**Directions for this task:**
Copy exactly, and only, the lines between the line holding "Rebuild this chart" and the line holding "const halfSquare = 'path://M0,0L10,0L10,10L0,10Z", inclusive; skip the pictures.

**Provided information:**
━━━━━━━━
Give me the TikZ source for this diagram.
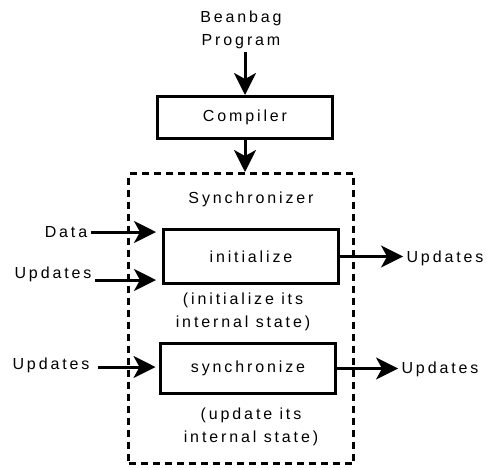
\documentclass[tikz,border=0pt]{standalone}
\usepackage{fontspec}
\setmainfont[LetterSpace=18]{Liberation Sans}
\usetikzlibrary{arrows.meta}

\tikzset{
  box/.style={draw, line width=3pt, minimum width=175pt},
  note/.style={align=center},
  flow/.style={-{Stealth[length=22pt,width=22pt,inset=6pt]}, line width=3pt},
  outflow/.style={flow, line width=2.2pt},
}

\begin{document}
\begin{tikzpicture}[x=1pt, y=-1pt, font=\fontsize{16}{23}\selectfont]
  \useasboundingbox (0,0) rectangle (486,467);

  \node[note] (prog) at (241,30) {Beanbag\\Program};
  \node[box, minimum height=42pt] (comp) at (245,117.5) {Compiler};

  \node[draw, dashed, dash pattern=on 7pt off 5pt, line width=3pt,
        minimum width=225pt, minimum height=290pt] (sync) at (241,318.5) {};
  \node (synclabel) at (251,199) {Synchronizer};

  \node[box, minimum height=54pt] (init) at (251,256.5) {initialize};
  \node[box, minimum height=50pt] (synch) at (248,368.5) {synchronize};

  \node[note] (initnote) at (243,312) {(initialize its\\internal state)};
  \node[note] (synchnote) at (251,427) {(update its\\internal state)};

  \node (data) at (66,232) {Data};
  \node (upd-1) at (53,274) {Updates};
  \node (upd-2) at (51,365) {Updates};
  \node (out-1) at (445,258) {Updates};
  \node (out-2) at (440,369) {Updates};

  \draw[flow] (comp.north |- prog.south) -- (comp.north);
  \draw[flow] (comp.south) -- (comp.south |- sync.north);

  \draw[flow, shorten >=6pt] (data.east) -- (data -| init.west);
  \draw[flow, shorten >=6pt] ([shift={(0,6)}]upd-1.east) -- ([shift={(0,6)}]upd-1.east -| init.west);
  \draw[flow, shorten <=5pt, shorten >=3.5pt] ([shift={(0,2)}]upd-2.east) -- ([shift={(0,2)}]upd-2.east -| synch.west);

  \foreach \from/\to in {init/out-1, synch/out-2} {
    \draw[outflow] (\from.east) -- (\from.east -| \to.west);
  }

\end{tikzpicture}
\end{document}
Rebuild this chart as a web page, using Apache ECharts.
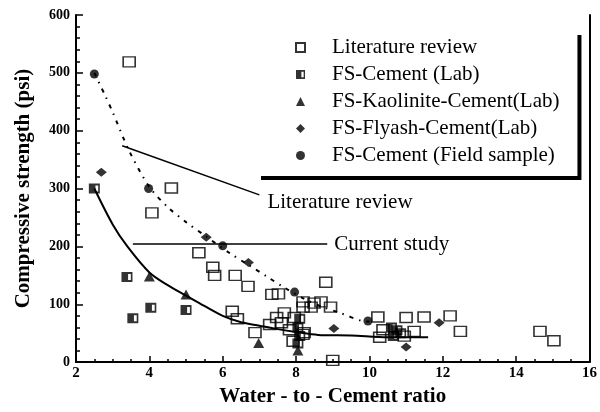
<!DOCTYPE html>
<html>
<head>
<meta charset="utf-8">
<script src="https://cdn.jsdelivr.net/npm/echarts@6/dist/echarts.min.js"></script>
<style>html,body{margin:0;padding:0;background:#fff}#c{width:600px;height:412px}</style>
</head>
<body>
<div id="c"></div>
<script>
// ---- data ----
const xTicks = [2, 4, 6, 8, 10, 12, 14, 16];
const yTicks = [0, 100, 200, 300, 400, 500, 600];

const literature = [
  [3.45,519],[4.6,301],[4.07,258],[5.35,189],[5.73,164],[5.78,150],[6.34,150],[6.69,131],
  [7.34,117],[7.52,118],[6.26,88],[6.4,75],[6.88,51],[7.28,65],[7.47,77],[7.6,68],
  [7.68,85],[7.95,77],[7.82,56],[7.92,36],[8.22,51],[8.19,104],[8.19,95],[8.41,95],
  [8.68,104],[8.94,95],[8.81,138],[8.49,102],[8.19,48],[9.0,3],
  [10.23,78],[10.37,56],[10.28,43],[11.0,77],[10.95,45],[11.22,53],[11.49,78],
  [12.2,80],[12.48,53],[14.65,53],[15.03,37]
];
const fsCementLab = [
  [2.5,300],[3.39,147],[3.55,76],[4.04,94],[5.0,90],
  [8.1,75],[8.05,60],[8.1,45],[8.05,32],
  [10.6,60],[10.75,55],[10.65,45],[10.85,50]
];
const fsKaolinite = [[4.0,148],[5.0,117],[6.98,33],[8.05,20]];
const fsFlyash = [[2.69,328],[5.55,216],[6.7,172],[9.03,58],[11.0,26],[11.9,68]];
const fsField = [[2.5,498],[3.98,300],[6.0,201],[7.96,121],[9.96,71]];

const literatureCurve = [
  [2.5,500],[2.8,460],[3.0,432],[3.45,365],[4.0,303],[4.5,268],[5.0,242],[5.55,217],
  [6.2,188],[6.7,168],[7.2,148],[7.65,130],[8.2,110],[8.7,96],[9.2,85],[9.8,71],[10.0,70]
];
const currentCurve = [
  [2.5,300],[3.0,238],[3.4,200],[4.0,155],[4.5,133],[5.0,115],[5.5,97],[6.0,80],
  [6.5,69],[7.0,63],[7.5,57],[8.0,52],[8.6,47],[9.5,46],[10.5,43],[11.6,43]
];
const litNote = [[3.26,374],[7.0,289]];
const curNote = [[3.55,204],[8.85,204]];
const litNoteText = 'Literature review';
const curNoteText = 'Current study';

const serif = 'Liberation Serif';
const halfSquare = 'path://M0,0L10,0L10,10L0,10Z M6,2L6,8L8.5,8L8.5,2Z';

const chart = echarts.init(document.getElementById('c'), null, {renderer: 'canvas'});
chart.setOption({
  animation: false,
  backgroundColor: '#fff',
  grid: {left: 76, right: 2, top: 15, bottom: 44},
  legend: {
    orient: 'vertical', left: 257, top: 31,
    itemWidth: 9, itemHeight: 9, itemGap: 6,
    padding: [6, 18, 10, 38],
    backgroundColor: '#fff', borderWidth: 0,
    shadowColor: '#000', shadowOffsetX: 4, shadowOffsetY: 4, shadowBlur: 0,
    textStyle: {fontFamily: serif, fontSize: 21, lineHeight: 21, color: '#000', padding: [0, 0, 0, 22]},
    data: ['Literature review', 'FS-Cement (Lab)', 'FS-Kaolinite-Cement(Lab)', 'FS-Flyash-Cement(Lab)', 'FS-Cement (Field sample)']
  },
  xAxis: {
    type: 'value', min: 2, max: 16, interval: 2,
    name: 'Water - to - Cement ratio', nameLocation: 'middle', nameGap: 20,
    nameTextStyle: {fontFamily: serif, fontSize: 21, fontWeight: 'bold', color: '#000'},
    axisLine: {lineStyle: {color: '#000', width: 2}},
    axisTick: {inside: true, length: 6, lineStyle: {color: '#000', width: 1.5}},
    minorTick: {show: true, splitNumber: 4, length: 3, lineStyle: {color: '#000', width: 1.5}},
    axisLabel: {margin: 4, fontFamily: serif, fontSize: 15, fontWeight: 'bold', color: '#000',
      customValues: xTicks},
    splitLine: {show: false}
  },
  yAxis: [{
    type: 'value', min: 0, max: 600, interval: 100,
    name: 'Compressive strength (psi)', nameLocation: 'middle', nameGap: 42,
    nameTextStyle: {fontFamily: serif, fontSize: 21, fontWeight: 'bold', color: '#000'},
    axisLine: {show: true, lineStyle: {color: '#000', width: 2}},
    axisTick: {inside: true, length: 7, lineStyle: {color: '#000', width: 1.5}},
    minorTick: {show: true, splitNumber: 5, length: 4, lineStyle: {color: '#000', width: 1.5}},
    axisLabel: {margin: 6, fontFamily: serif, fontSize: 14, fontWeight: 'bold', color: '#000',
      customValues: yTicks},
    splitLine: {show: false}
  }, {
    type: 'value', min: 0, max: 600, position: 'right',
    axisLine: {show: true, lineStyle: {color: '#000', width: 2}},
    axisTick: {show: false}, axisLabel: {show: false}, splitLine: {show: false}
  }],
  series: [
    {type: 'line', data: literatureCurve, smooth: 0.3, symbol: 'none', silent: true, z: 1,
      lineStyle: {color: '#000', width: 2, type: [4, 6, 1.5, 6]}},
    {type: 'line', data: currentCurve, smooth: 0.3, symbol: 'none', silent: true, z: 1,
      lineStyle: {color: '#000', width: 2}},
    {type: 'line', data: litNote, symbol: 'none', silent: true, z: 1,
      lineStyle: {color: '#000', width: 1.5},
      endLabel: {show: true, distance: 3, offset: [5, 8], formatter: () => litNoteText,
        fontFamily: serif, fontSize: 21, color: '#000'}},
    {type: 'line', data: curNote, symbol: 'none', silent: true, z: 1,
      lineStyle: {color: '#000', width: 1.5},
      endLabel: {show: true, distance: 3, offset: [4, 0], formatter: () => curNoteText,
        fontFamily: serif, fontSize: 21, color: '#000'}},
    {name: 'Literature review', type: 'scatter', data: literature, symbol: 'rect', symbolSize: [12, 10], z: 3,
      itemStyle: {color: 'rgba(255,255,255,0)', borderColor: '#000', borderWidth: 1.5}},
    {name: 'FS-Cement (Lab)', type: 'scatter', data: fsCementLab, symbol: halfSquare, symbolSize: [11, 10], z: 4,
      itemStyle: {color: '#000'}},
    {name: 'FS-Kaolinite-Cement(Lab)', type: 'scatter', data: fsKaolinite, symbol: 'triangle', symbolSize: [11, 10], z: 4,
      itemStyle: {color: '#000'}},
    {name: 'FS-Flyash-Cement(Lab)', type: 'scatter', data: fsFlyash, symbol: 'diamond', symbolSize: [11, 9], z: 4,
      itemStyle: {color: '#000'}},
    {name: 'FS-Cement (Field sample)', type: 'scatter', data: fsField, symbol: 'circle', symbolSize: 9, z: 4,
      itemStyle: {color: '#000'}}
  ]
});
</script>
</body>
</html>
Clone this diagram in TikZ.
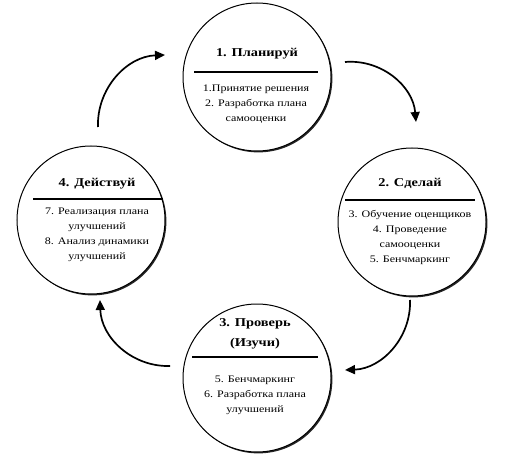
\documentclass[tikz,border=0pt]{standalone}
\usepackage{fontspec}
\setmainfont{Liberation Serif}[FakeStretch=1.2]
\usetikzlibrary{shadows,arrows.meta}

\begin{document}
\begin{tikzpicture}[x=1bp,y=-1bp,inner sep=0pt,outer sep=0pt,
  stage/.style={circle,draw=black,line width=1bp,minimum size=148bp,fill=white,
    drop shadow={shadow xshift=1.4bp,shadow yshift=-1.4bp,fill=black,opacity=0.85}},
  stagetitle/.style={align=center,font=\fontsize{12bp}{20bp}\selectfont\bfseries},
  stageitems/.style={align=center,font=\fontsize{10bp}{15bp}\selectfont},
  divider/.style={line width=1.3bp},
  cyc/.style={-{Triangle[length=10bp,width=9bp]},line width=1.7bp}]
  \useasboundingbox (0,0) rectangle (511,468);
  % stages
  \node[stage] (plan) at (257,77) {};
  \node[stage] (do) at (412,222) {};
  \node[stage] (check) at (257,378) {};
  \node[stage] (act) at (91,220) {};
  % plan
  \node[stagetitle] (plantitle) at ([shift={(0,-23)}]plan.center) {1. Планируй};
  \draw[divider] ([shift={(-63,-5)}]plan.center) -- ([shift={(61,-5)}]plan.center);
  \node[stageitems] (planitems) at ([shift={(-1,27)}]plan.center) {1.Принятие решения\\2. Разработка плана\\самооценки};
  % do
  \node[stagetitle] (dotitle) at ([shift={(-2,-39)}]do.center) {2. Сделай};
  \draw[divider] ([shift={(-67,-22)}]do.center) -- ([shift={(63,-22)}]do.center);
  \node[stageitems] (doitems) at ([shift={(-2,15)}]do.center) {3. Обучение оценщиков\\4. Проведение\\самооценки\\5. Бенчмаркинг};
  % check
  \node[stagetitle] (checktitle) at ([shift={(-2,-44)}]check.center) {3. Проверь\\(Изучи)};
  \draw[divider] ([shift={(-65,-21)}]check.center) -- ([shift={(61,-21)}]check.center);
  \node[stageitems] (checkitems) at ([shift={(-2,17)}]check.center) {5. Бенчмаркинг\\6. Разработка плана\\улучшений};
  % act
  \node[stagetitle] (acttitle) at ([shift={(6,-36)}]act.center) {4. Действуй};
  \draw[divider] ([shift={(-58,-21)}]act.center) -- ([shift={(72,-21)}]act.center);
  \node[stageitems] (actitems) at ([shift={(6,15)}]act.center) {7. Реализация плана\\улучшений\\8. Анализ динамики\\улучшений};
  % cycle arrows
  \coordinate (plan out) at ([shift={(88,-15)}]plan.center);
  \coordinate (do in) at ([shift={(4,-100)}]do.center);
  \coordinate (do out) at ([shift={(-2,78)}]do.center);
  \coordinate (check in) at ([shift={(88,-8)}]check.center);
  \coordinate (check out) at ([shift={(-87,-12)}]check.center);
  \coordinate (act in) at ([shift={(9,80)}]act.center);
  \coordinate (act out) at ([shift={(7,-93)}]act.center);
  \coordinate (plan in) at ([shift={(-92,-22)}]plan.center);
  \draw[cyc] (plan out) to[bend left=45] (do in);
  \draw[cyc] (do out) to[bend left=45] (check in);
  \draw[cyc] (check out) to[bend left=45] (act in);
  \draw[cyc] (act out) to[bend left=45] (plan in);
\end{tikzpicture}
\end{document}
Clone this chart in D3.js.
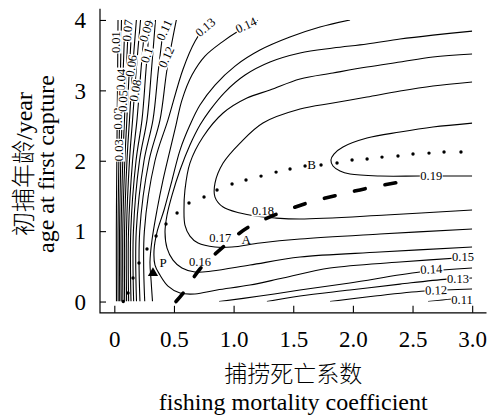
<!DOCTYPE html>
<html>
<head>
<meta charset="utf-8">
<script src="https://cdn.jsdelivr.net/npm/d3@7"></script>
<style>body{margin:0;background:#fff}</style>
</head>
<body>
<div id="chart"></div>
<script>
//----------------------------------------------------------------
// values read off the figure : F = fishing mortality, tc = age at first capture
var xTicks = [0, 0.5, 1, 1.5, 2, 2.5, 3];
var xTickLabels = ["0", "0.5", "1.0", "1.5", "2.0", "2.5", "3.0"];
var yTicks = [0, 1, 2, 3, 4];
var yTickLabels = ["0", "1", "2", "3", "4"];

// tc heights at which the steep lines near F = 0 were read
var steepTc = [0, 1, 2, 2.58, 3.3, 4];
var f001 = [0.018, 0.017, 0.021, 0.024, 0.028, 0.031];
var f002 = [0.032, 0.031, 0.038, 0.044, 0.052, 0.060];
var f003 = [0.045, 0.044, 0.054, 0.065, 0.075, 0.090];
var f004 = [0.058, 0.057, 0.071, 0.085, 0.101, 0.120];
var f005 = [0.072, 0.071, 0.088, 0.105, 0.126, 0.150];
var f006 = [0.087, 0.086, 0.106, 0.127, 0.153, 0.185];
var f007 = [0.103, 0.102, 0.127, 0.153, 0.184, 0.220];
var f008 = [0.120, 0.119, 0.153, 0.190, 0.224, 0.260];
var f009 = [0.140, 0.138, 0.182, 0.232, 0.266, 0.299];
var f010 = [0.162, 0.160, 0.211, 0.274, 0.312, 0.345];
var f011 = [0.186, 0.184, 0.249, 0.324, 0.370, 0.420];
var f012 = [0.215, 0.213, 0.291, 0.383, 0.442, 0.520];

// other contour pieces as [F, tc]
var c013a = [[0.255,0],[0.252,1],[0.341,2],[0.450,2.58],[0.576,3.3],[0.678,3.7],[0.802,4]];
var c013b = [[1.279,0],[1.556,0.078],[1.975,0.163],[2.395,0.248],[2.788,0.319],[3.0,0.334]];
var c014a = [[0.320,0],[0.308,0.305],[0.299,0.561],[0.316,0.874],[0.358,1.300],[0.408,1.726],
             [0.467,2.152],[0.517,2.507],[0.567,2.862],[0.651,3.217],[0.760,3.487],[0.903,3.686],
             [1.054,3.857],[1.204,4.0]];
var c014b = [[0.878,0],[1.221,0.078],[1.556,0.163],[1.975,0.263],[2.562,0.419],[3.0,0.476]];
var c015 = [[1.976,4.0],[1.724,3.899],[1.472,3.757],[1.221,3.572],[1.012,3.345],[0.844,3.075],
            [0.718,2.791],[0.634,2.507],[0.551,2.152],[0.484,1.726],[0.417,1.300],[0.358,0.987],
            [0.333,0.732],[0.341,0.518],[0.383,0.376],[0.450,0.220],[0.551,0.121],[0.676,0.107],
            [0.861,0.163],[1.137,0.234],[1.414,0.334],[1.808,0.476],[2.395,0.561],[3.0,0.632]];
var c016 = [[3.0,3.842],[2.671,3.785],[2.395,3.729],[2.118,3.658],[1.833,3.601],[1.557,3.530],
            [1.305,3.402],[1.096,3.217],[0.928,2.976],[0.802,2.720],[0.718,2.507],[0.634,2.223],
            [0.551,1.868],[0.484,1.513],[0.442,1.229],[0.425,0.987],[0.442,0.760],[0.492,0.589],
            [0.567,0.476],[0.676,0.419],[0.819,0.433],[1.137,0.518],[1.557,0.632],[2.227,0.703],[3.0,0.774]];
var c017 = [[3.0,3.516],[2.671,3.473],[2.395,3.402],[2.118,3.331],[1.833,3.246],[1.557,3.161],
            [1.305,3.004],[1.112,2.891],[0.912,2.678],[0.743,2.337],[0.634,1.967],[0.592,1.584],
            [0.584,1.300],[0.592,1.087],[0.634,0.930],[0.702,0.831],[0.844,0.774],[0.986,0.774],
            [1.221,0.831],[1.557,0.888],[2.227,0.959],[3.0,1.030]];
var c018 = [[3.0,3.118],[2.671,3.061],[2.395,2.990],[2.118,2.905],[1.833,2.820],[1.557,2.734],
            [1.246,2.536],[1.054,2.251],[0.912,1.967],[0.844,1.683],[0.844,1.484],[0.912,1.342],
            [1.054,1.257],[1.180,1.214],[1.347,1.186],[1.557,1.172],[2.278,1.229],[3.0,1.300]];
var c019 = [[3.0,2.535],[2.671,2.479],[2.395,2.408],[2.118,2.322],[1.917,2.195],[1.841,2.095],
            [1.816,2.010],[1.833,1.925],[1.892,1.854],[1.976,1.811],[2.227,1.783],[2.562,1.783],[3.0,1.783]];
var c012b = [[1.808,0],[2.185,0.078],[2.604,0.149],[3.0,0.178]];
var c011b = [[2.630,0],[2.831,0.036],[3.0,0.050]];

// contour labels : text, F, tc, angle
var labelText = ["0.01","0.02","0.03","0.04","0.05","0.06","0.07","0.08","0.09","0.1","0.11","0.12","0.13","0.14",
                 "0.19","0.15","0.14","0.13","0.12","0.11","0.18","0.17","0.16"];
var labelF    = [0.014,0.028,0.040,0.055,0.070,0.140,0.110,0.175,0.266,0.270,0.418,0.434,0.762,1.104,
                 2.657,2.923,2.657,2.881,2.697,2.915,1.246,0.888,0.718];
var labelTc   = [3.686,2.600,2.150,3.150,2.850,3.350,3.850,3.000,3.842,3.501,3.857,3.473,3.899,3.928,
                 1.783,0.632,0.462,0.320,0.163,0.021,1.290,0.902,0.561];
var labelAngle= [-90,-90,-90,-88,-88,-82,-84,-80,-72,-72,-65,-65,-40,-25,
                 0,0,-3,0,-2,0,0,0,0];

// eumetric lines
var dashF  = [0.517,0.584,0.718,0.911,1.112,1.364,1.616,1.875,2.126,2.395];
var dashTc = [0.0,0.135,0.462,0.774,1.044,1.243,1.399,1.513,1.612,1.697];
var dotF  = [0.075,0.115,0.157,0.207,0.274,0.350,0.433,0.526,0.626,0.752,0.861,0.987,1.104,1.230,1.356,
             1.473,1.599,1.733,1.867,1.993,2.119,2.244,2.378,2.504,2.638,2.764,2.906];
var dotTc = [0.0,0.121,0.334,0.547,0.746,0.930,1.101,1.257,1.399,1.484,1.584,1.669,1.726,1.782,1.839,
             1.882,1.925,1.939,1.967,2.010,2.024,2.052,2.067,2.095,2.109,2.124,2.124];

// named points
var pointNames = ["A", "B", "P"];
var pointF = [1.106, 1.653, 0.409];
var pointTc = [0.888, 1.946, 0.561];
var markF = [0.324], markTc = [0.405];

//----------------------------------------------------------------
var W = 488, H = 420;
var serif = "'Liberation Serif','Times New Roman',serif";
var cjk = "'Noto Sans CJK SC',sans-serif";
var svg = d3.select("#chart").append("svg")
    .attr("width", W).attr("height", H)
    .style("font-family", serif)
    .style("background", "#fff");

var x = d3.scaleLinear().domain([-0.12, 3.12]).range([100, 486.5]);
var y = d3.scaleLinear().domain([-0.16, 4.16]).range([312.8, 8.7]);

svg.append("defs").append("clipPath").attr("id", "clip")
    .append("rect")
    .attr("x", x(0)).attr("y", y(4))
    .attr("width", x(3) - x(0)).attr("height", y(0) - y(4));

var line = d3.line()
    .x(function(d){ return x(d[0]); })
    .y(function(d){ return y(d[1]); })
    .curve(d3.curveCatmullRom.alpha(0.5));

// build the contour list
var steep = [f001,f002,f003,f004,f005,f006,f007,f008,f009,f010,f011,f012];
var pieces = steep.map(function(fs){
  return fs.map(function(f, i){ return [f, steepTc[i]]; });
});
pieces = pieces.concat([c013a, c013b, c014a, c014b, c015, c016, c017, c018, c019, c012b, c011b]);

var g = svg.append("g").attr("clip-path", "url(#clip)");
g.selectAll("path.iso")
  .data(pieces)
  .enter().append("path")
  .attr("class", "iso")
  .attr("d", line)
  .attr("fill", "none")
  .attr("stroke", "#000")
  .attr("stroke-width", 1.1);

// contour labels with a white patch that breaks the line
var lab = svg.selectAll("g.lab")
  .data(labelText)
  .enter().append("g")
  .attr("class", "lab")
  .attr("transform", function(d, i){
     return "translate(" + x(labelF[i]) + "," + y(labelTc[i]) + ") rotate(" + labelAngle[i] + ")";
  });
lab.append("rect").attr("fill", "#fff");
lab.append("text")
  .text(function(d){ return d; })
  .attr("text-anchor", "middle")
  .attr("dy", "0.35em")
  .style("font-size", "12.5px");
lab.each(function(){
  var t = d3.select(this).select("text").node().getBBox();
  d3.select(this).select("rect")
    .attr("x", t.x - 0.5).attr("y", t.y + 1.5)
    .attr("width", t.width + 1).attr("height", t.height - 3);
});

// dashed line (optimum F for each tc)
var dashPts = dashF.map(function(f, i){ return [f, dashTc[i]]; });
svg.append("path")
  .attr("d", line(dashPts))
  .attr("fill", "none")
  .attr("stroke", "#000")
  .attr("stroke-width", 3.6)
  .attr("stroke-linecap", "round")
  .attr("stroke-dasharray", "11,20");

// dotted line (optimum tc for each F)
svg.selectAll("circle.dot")
  .data(dotF)
  .enter().append("circle")
  .attr("class", "dot")
  .attr("cx", function(d){ return x(d); })
  .attr("cy", function(d, i){ return y(dotTc[i]); })
  .attr("r", 1.7)
  .attr("fill", "#000");

// P marker
svg.selectAll("path.mark")
  .data(markF)
  .enter().append("path")
  .attr("class", "mark")
  .attr("d", d3.symbol().type(d3.symbolTriangle).size(45))
  .attr("transform", function(d, i){ return "translate(" + x(d) + "," + y(markTc[i]) + ")"; });

svg.selectAll("text.pt")
  .data(pointNames)
  .enter().append("text")
  .attr("class", "pt")
  .attr("x", function(d, i){ return x(pointF[i]); })
  .attr("y", function(d, i){ return y(pointTc[i]); })
  .attr("dy", "0.35em")
  .attr("text-anchor", "middle")
  .style("font-size", "13px")
  .text(function(d){ return d; });

//----------------------------------------------------------------
// axes (R style, ticks pointing inwards, L shaped box)
var ax = svg.append("g")
  .attr("transform", "translate(0," + y.range()[0] + ")")
  .call(d3.axisBottom(x).tickValues(xTicks)
        .tickFormat(function(d, i){ return xTickLabels[i]; })
        .tickSize(-7));
ax.select(".domain").remove();
ax.selectAll("line").attr("stroke", "#000").attr("stroke-width", 1.1);
ax.selectAll("text")
  .attr("y", 34).attr("dy", 0)
  .style("font-family", serif).style("font-size", "23px").attr("fill", "#000");

var ay = svg.append("g")
  .attr("transform", "translate(" + x.range()[0] + ",0)")
  .call(d3.axisLeft(y).tickValues(yTicks)
        .tickFormat(function(d, i){ return yTickLabels[i]; })
        .tickSize(-6));
ay.select(".domain").remove();
ay.selectAll("line").attr("stroke", "#000").attr("stroke-width", 1.1);
ay.selectAll("text")
  .attr("x", -14).attr("dy", "0.34em")
  .style("font-family", serif).style("font-size", "23px").attr("fill", "#000");

svg.append("path")
  .attr("d", "M" + x.range()[0] + "," + y.range()[1] + "V" + y.range()[0] + "H" + x.range()[1])
  .attr("fill", "none").attr("stroke", "#000").attr("stroke-width", 1.2);

// axis titles
var xc = (x.range()[0] + x.range()[1]) / 2;
svg.append("text")
  .attr("x", xc).attr("y", 382)
  .attr("text-anchor", "middle")
  .style("font-family", cjk)
  .style("font-weight", 300)
  .style("font-size", "23px")
  .text("捕捞死亡系数");
svg.append("text")
  .attr("x", xc).attr("y", 410)
  .attr("text-anchor", "middle")
  .style("font-size", "24px")
  .text("fishing mortality coefficient");

var yc = 164;
var yt1 = svg.append("text")
  .attr("transform", "translate(32," + yc + ") rotate(-90)")
  .attr("text-anchor", "middle")
  .style("font-size", "24px");
yt1.append("tspan").style("font-family", cjk).style("font-weight", 300).text("初捕年龄");
yt1.append("tspan").text("/year");
svg.append("text")
  .attr("transform", "translate(54," + yc + ") rotate(-90)")
  .attr("text-anchor", "middle")
  .style("font-size", "24px")
  .text("age at first capture");
</script>
</body>
</html>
━━━━━━━━
**The result:**
Rebuild this chart as a web page, using Apache ECharts.
<!DOCTYPE html>
<html>
<head>
<meta charset="utf-8">
<script src="https://cdn.jsdelivr.net/npm/echarts@6/dist/echarts.min.js"></script>
<style>html,body{margin:0;padding:0;background:#fff}#c{width:600px;height:412px}</style>
</head>
<body>
<div id="c"></div>
<script>
// ---- data ----
const xTicks = [2, 4, 6, 8, 10, 12, 14, 16];
const yTicks = [0, 100, 200, 300, 400, 500, 600];

const literature = [
  [3.45,519],[4.6,301],[4.07,258],[5.35,189],[5.73,164],[5.78,150],[6.34,150],[6.69,131],
  [7.34,117],[7.52,118],[6.26,88],[6.4,75],[6.88,51],[7.28,65],[7.47,77],[7.6,68],
  [7.68,85],[7.95,77],[7.82,56],[7.92,36],[8.22,51],[8.19,104],[8.19,95],[8.41,95],
  [8.68,104],[8.94,95],[8.81,138],[8.49,102],[8.19,48],[9.0,3],
  [10.23,78],[10.37,56],[10.28,43],[11.0,77],[10.95,45],[11.22,53],[11.49,78],
  [12.2,80],[12.48,53],[14.65,53],[15.03,37]
];
const fsCementLab = [
  [2.5,300],[3.39,147],[3.55,76],[4.04,94],[5.0,90],
  [8.1,75],[8.05,60],[8.1,45],[8.05,32],
  [10.6,60],[10.75,55],[10.65,45],[10.85,50]
];
const fsKaolinite = [[4.0,148],[5.0,117],[6.98,33],[8.05,20]];
const fsFlyash = [[2.69,328],[5.55,216],[6.7,172],[9.03,58],[11.0,26],[11.9,68]];
const fsField = [[2.5,498],[3.98,300],[6.0,201],[7.96,121],[9.96,71]];

const literatureCurve = [
  [2.5,500],[2.8,460],[3.0,432],[3.45,365],[4.0,303],[4.5,268],[5.0,242],[5.55,217],
  [6.2,188],[6.7,168],[7.2,148],[7.65,130],[8.2,110],[8.7,96],[9.2,85],[9.8,71],[10.0,70]
];
const currentCurve = [
  [2.5,300],[3.0,238],[3.4,200],[4.0,155],[4.5,133],[5.0,115],[5.5,97],[6.0,80],
  [6.5,69],[7.0,63],[7.5,57],[8.0,52],[8.6,47],[9.5,46],[10.5,43],[11.6,43]
];
const litNote = [[3.26,374],[7.0,289]];
const curNote = [[3.55,204],[8.85,204]];
const litNoteText = 'Literature review';
const curNoteText = 'Current study';

const serif = 'Liberation Serif';
const halfSquare = 'path://M0,0L10,0L10,10L0,10Z M6,2L6,8L8.5,8L8.5,2Z';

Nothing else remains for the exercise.